Today, dressed in Taoist robes and carrying a bamboo flute on his back, Pinnick teaches martial arts to Kungfu enthusiasts from all over the world. He now has a daughter who fluently speaks both Chinese and English.

"My daughter is learning both martial arts and Chinese plucked zither. I didn't start to explore China until I was 20, and it wasn't until I was 28 that I began to deeply understand the country. But she started at the age of four," Pinnick said.


When talking about the biggest takeaway from this youth festival, Harriet Parkinson, a rising senior at Brigham Young University, said she made many wonderful friends here, learning their stories and sharing experiences with each other.
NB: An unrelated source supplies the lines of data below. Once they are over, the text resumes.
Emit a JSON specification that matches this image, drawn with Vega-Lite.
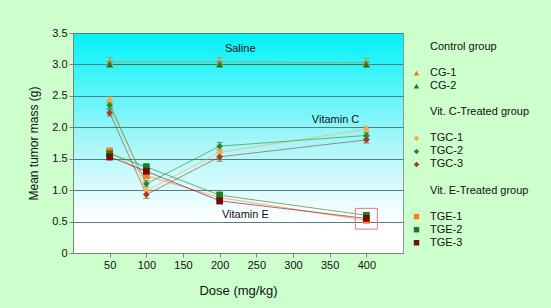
{
  "$schema": "https://vega.github.io/schema/vega-lite/v6.json",
  "width": 330,
  "height": 220,
  "autosize": {"type": "none"},
  "padding": {"left": 73, "top": 33, "right": 148, "bottom": 55},
  "background": "#CCFFCC",
  "config": {
    "font": "Liberation Sans",
    "view": {
      "stroke": "#8A9A9A",
      "strokeWidth": 1,
      "fill": {
        "gradient": "linear", "x1": 0, "y1": 0, "x2": 0, "y2": 1,
        "stops": [
          {"offset": 0, "color": "#00F2F8"},
          {"offset": 0.5, "color": "#A8F6FA"},
          {"offset": 0.85, "color": "#FFFFFF"},
          {"offset": 1, "color": "#FFFFFF"}
        ]
      }
    },
    "axis": {
      "labelFont": "Liberation Sans", "labelFontSize": 11, "labelColor": "#111111",
      "titleFont": "Liberation Sans", "titleFontSize": 12, "titleFontWeight": "normal", "titleColor": "#111111",
      "domainColor": "#808080", "tickColor": "#808080", "tickSize": 4
    },
    "legend": {
      "labelFont": "Liberation Sans", "labelFontSize": 11, "labelColor": "#111111"
    }
  },
  "datasets": {
    "series": [
      {"series": "CG-1", "dose": 50, "mass": 3.04, "lo": 2.97, "hi": 3.11},
      {"series": "CG-1", "dose": 200, "mass": 3.04, "lo": 2.97, "hi": 3.11},
      {"series": "CG-1", "dose": 400, "mass": 3.03, "lo": 2.96, "hi": 3.10},
      {"series": "CG-2", "dose": 50, "mass": 3.0, "lo": 2.96, "hi": 3.04},
      {"series": "CG-2", "dose": 200, "mass": 3.0, "lo": 2.96, "hi": 3.04},
      {"series": "CG-2", "dose": 400, "mass": 3.0, "lo": 2.96, "hi": 3.04},
      {"series": "TGC-1", "dose": 50, "mass": 2.43, "lo": 2.38, "hi": 2.48},
      {"series": "TGC-1", "dose": 100, "mass": 0.99, "lo": 0.94, "hi": 1.04},
      {"series": "TGC-1", "dose": 200, "mass": 1.60, "lo": 1.55, "hi": 1.65},
      {"series": "TGC-1", "dose": 400, "mass": 1.97, "lo": 1.92, "hi": 2.02},
      {"series": "TGC-2", "dose": 50, "mass": 2.35, "lo": 2.30, "hi": 2.40},
      {"series": "TGC-2", "dose": 100, "mass": 1.10, "lo": 1.05, "hi": 1.15},
      {"series": "TGC-2", "dose": 200, "mass": 1.70, "lo": 1.64, "hi": 1.76},
      {"series": "TGC-2", "dose": 400, "mass": 1.87, "lo": 1.82, "hi": 1.92},
      {"series": "TGC-3", "dose": 50, "mass": 2.23, "lo": 2.18, "hi": 2.28},
      {"series": "TGC-3", "dose": 100, "mass": 0.93, "lo": 0.87, "hi": 0.99},
      {"series": "TGC-3", "dose": 200, "mass": 1.53, "lo": 1.46, "hi": 1.60},
      {"series": "TGC-3", "dose": 400, "mass": 1.80, "lo": 1.75, "hi": 1.85},
      {"series": "TGE-1", "dose": 50, "mass": 1.62, "lo": 1.57, "hi": 1.67},
      {"series": "TGE-1", "dose": 100, "mass": 1.23, "lo": 1.18, "hi": 1.28},
      {"series": "TGE-1", "dose": 200, "mass": 0.88, "lo": 0.83, "hi": 0.93},
      {"series": "TGE-1", "dose": 400, "mass": 0.52, "lo": 0.48, "hi": 0.56},
      {"series": "TGE-2", "dose": 50, "mass": 1.58, "lo": 1.53, "hi": 1.63},
      {"series": "TGE-2", "dose": 100, "mass": 1.37, "lo": 1.32, "hi": 1.42},
      {"series": "TGE-2", "dose": 200, "mass": 0.92, "lo": 0.87, "hi": 0.97},
      {"series": "TGE-2", "dose": 400, "mass": 0.60, "lo": 0.56, "hi": 0.64},
      {"series": "TGE-3", "dose": 50, "mass": 1.53, "lo": 1.48, "hi": 1.58},
      {"series": "TGE-3", "dose": 100, "mass": 1.30, "lo": 1.25, "hi": 1.35},
      {"series": "TGE-3", "dose": 200, "mass": 0.83, "lo": 0.78, "hi": 0.88},
      {"series": "TGE-3", "dose": 400, "mass": 0.55, "lo": 0.51, "hi": 0.59}
    ],
    "notes": [
      {"label": "Saline", "dose": 228, "mass": 3.24},
      {"label": "Vitamin C", "dose": 358, "mass": 2.12},
      {"label": "Vitamin E", "dose": 235, "mass": 0.60}
    ],
    "box": [
      {"x1": 385, "x2": 415, "y1": 0.38, "y2": 0.71}
    ]
  },
  "encoding": {
    "x": {"type": "quantitative", "scale": {"domain": [0, 450], "nice": false},
          "title": "Dose (mg/kg)",
          "axis": {"values": [50, 100, 150, 200, 250, 300, 350, 400], "grid": false, "titlePadding": 14, "titleFontSize": 13}},
    "y": {"type": "quantitative", "scale": {"domain": [0, 3.5], "nice": false},
          "title": "Mean tumor mass (g)",
          "axis": {"values": [0, 0.5, 1, 1.5, 2, 2.5, 3, 3.5], "grid": true, "gridColor": "#4E8080", "gridWidth": 1,
                   "labelExpr": "datum.value == 0 ? '0' : format(datum.value, '.1f')", "titlePadding": 11}}
  },
  "layer": [
    {
      "data": {"name": "series"},
      "mark": {"type": "line", "strokeWidth": 1, "opacity": 0.6},
      "encoding": {
        "x": {"field": "dose"},
        "y": {"field": "mass"},
        "stroke": {
          "field": "series", "type": "nominal", "legend": null,
          "scale": {
            "domain": ["CG-1", "CG-2", "TGC-1", "TGC-2", "TGC-3", "TGE-1", "TGE-2", "TGE-3"],
            "range": ["#F07820", "#1A7A1A", "#FFA940", "#2A8A2A", "#9A4020", "#FF7A20", "#1A801A", "#7A0A0A"]
          }
        },
        "order": {"field": "dose"}
      }
    },
    {
      "data": {"name": "series"},
      "mark": {"type": "rule", "strokeWidth": 1},
      "encoding": {
        "x": {"field": "dose"},
        "y": {"field": "lo"},
        "y2": {"field": "hi"},
        "stroke": {"field": "series", "type": "nominal", "legend": null}
      }
    },
    {
      "data": {"name": "series"},
      "mark": {"type": "point", "shape": "M-1,0L1,0", "filled": false, "size": 36, "strokeWidth": 1},
      "encoding": {
        "x": {"field": "dose"},
        "y": {"field": "lo"},
        "stroke": {"field": "series", "type": "nominal", "legend": null}
      }
    },
    {
      "data": {"name": "series"},
      "mark": {"type": "point", "shape": "M-1,0L1,0", "filled": false, "size": 36, "strokeWidth": 1},
      "encoding": {
        "x": {"field": "dose"},
        "y": {"field": "hi"},
        "stroke": {"field": "series", "type": "nominal", "legend": null}
      }
    },
    {
      "data": {"name": "series"},
      "mark": {"type": "point", "filled": true, "size": 45, "opacity": 1},
      "encoding": {
        "x": {"field": "dose"},
        "y": {"field": "mass"},
        "color": {
          "field": "series", "type": "nominal",
          "scale": {
            "domain": ["Control group", "_1", "CG-1", "CG-2", "_2", "Vit. C-Treated group", "_3", "TGC-1", "TGC-2", "TGC-3", "_4", "Vit. E-Treated group", "_5", "TGE-1", "TGE-2", "TGE-3"],
            "range": ["transparent", "transparent", "#F07820", "#1A7A1A", "transparent", "transparent", "transparent", "#FFA940", "#2A8A2A", "#9A4020", "transparent", "transparent", "transparent", "#FF7A20", "#1A801A", "#7A0A0A"]
          },
          "legend": {
            "title": null, "orient": "none", "legendX": 338, "legendY": 8.5,
            "symbolSize": 30, "symbolStrokeWidth": 0, "rowPadding": 1.05, "labelOffset": 8,
            "labelExpr": "indexof(datum.label, '_') == 0 ? '' : datum.label"
          }
        },
        "shape": {
          "field": "series", "type": "nominal",
          "scale": {
            "domain": ["Control group", "_1", "CG-1", "CG-2", "_2", "Vit. C-Treated group", "_3", "TGC-1", "TGC-2", "TGC-3", "_4", "Vit. E-Treated group", "_5", "TGE-1", "TGE-2", "TGE-3"],
            "range": ["circle", "circle", "triangle-up", "triangle-up", "circle", "circle", "circle", "diamond", "diamond", "diamond", "circle", "circle", "circle", "square", "square", "square"]
          },
          "legend": {
            "title": null, "orient": "none", "legendX": 338, "legendY": 8.5,
            "symbolSize": 30, "symbolStrokeWidth": 0, "rowPadding": 1.05, "labelOffset": 8,
            "labelExpr": "indexof(datum.label, '_') == 0 ? '' : datum.label"
          }
        }
      }
    },
    {
      "data": {"name": "notes"},
      "mark": {"type": "text", "fontSize": 11, "font": "Liberation Sans", "color": "#111111", "align": "center", "baseline": "middle"},
      "encoding": {
        "x": {"field": "dose"},
        "y": {"field": "mass"},
        "text": {"field": "label"}
      }
    },
    {
      "data": {"name": "box"},
      "mark": {"type": "rect", "fill": null, "fillOpacity": 0, "stroke": "#E87878", "strokeWidth": 1},
      "encoding": {
        "x": {"field": "x1"},
        "x2": {"field": "x2"},
        "y": {"field": "y1"},
        "y2": {"field": "y2"}
      }
    }
  ]
}
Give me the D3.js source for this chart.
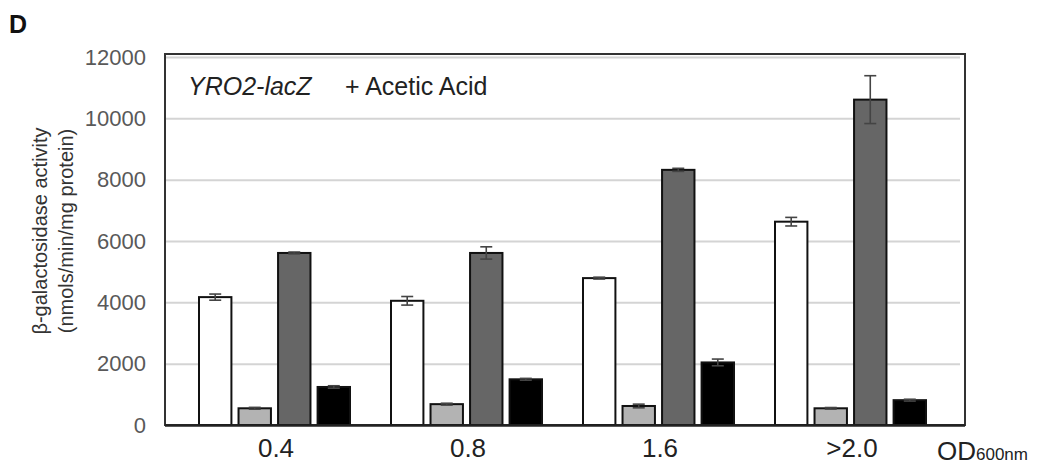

"Coming to China has really been a dream of mine for a long time from when I was a child."

When she was five, her school in Minnesota offered Chinese classes, and her parents helped her make the choice. A few years of Chinese studies planted a seed in the heart of this American girl.

In college, Parkinson minored in Chinese while majoring in urban planning. She became friends with many international students from China, learning from them to make dumplings and playing mahjong or having hotpot parties together.

For Parkinson, Chinese students in the United States have made a big leap to share their culture with Americans.

"This will be the start to many more connections between us here in China and in the United States," she said about the event.

Shen Xin, secretary general of the Chinese People's Association for Friendship with Foreign Countries, frequently engaged in in-depth discussions with young representatives during the event.

"The only purpose of this event is to let our young people to talk with each other, listen to each other, and learn from each other. During those communications and interactions, you may find we do differ a lot, but we can also find a lot of things in common. So we can do something together for a better future of this world," Shen said.

He also hoped that youths from both countries would forge long-lasting friendships through the event.

"I can think of no better place for a young person to get to know about the wider world and its marvels than China," said Lisa K. Heller, U.S. consul general in Guangzhou.

"Let us continue to build on the foundation of friendship in the future," she added.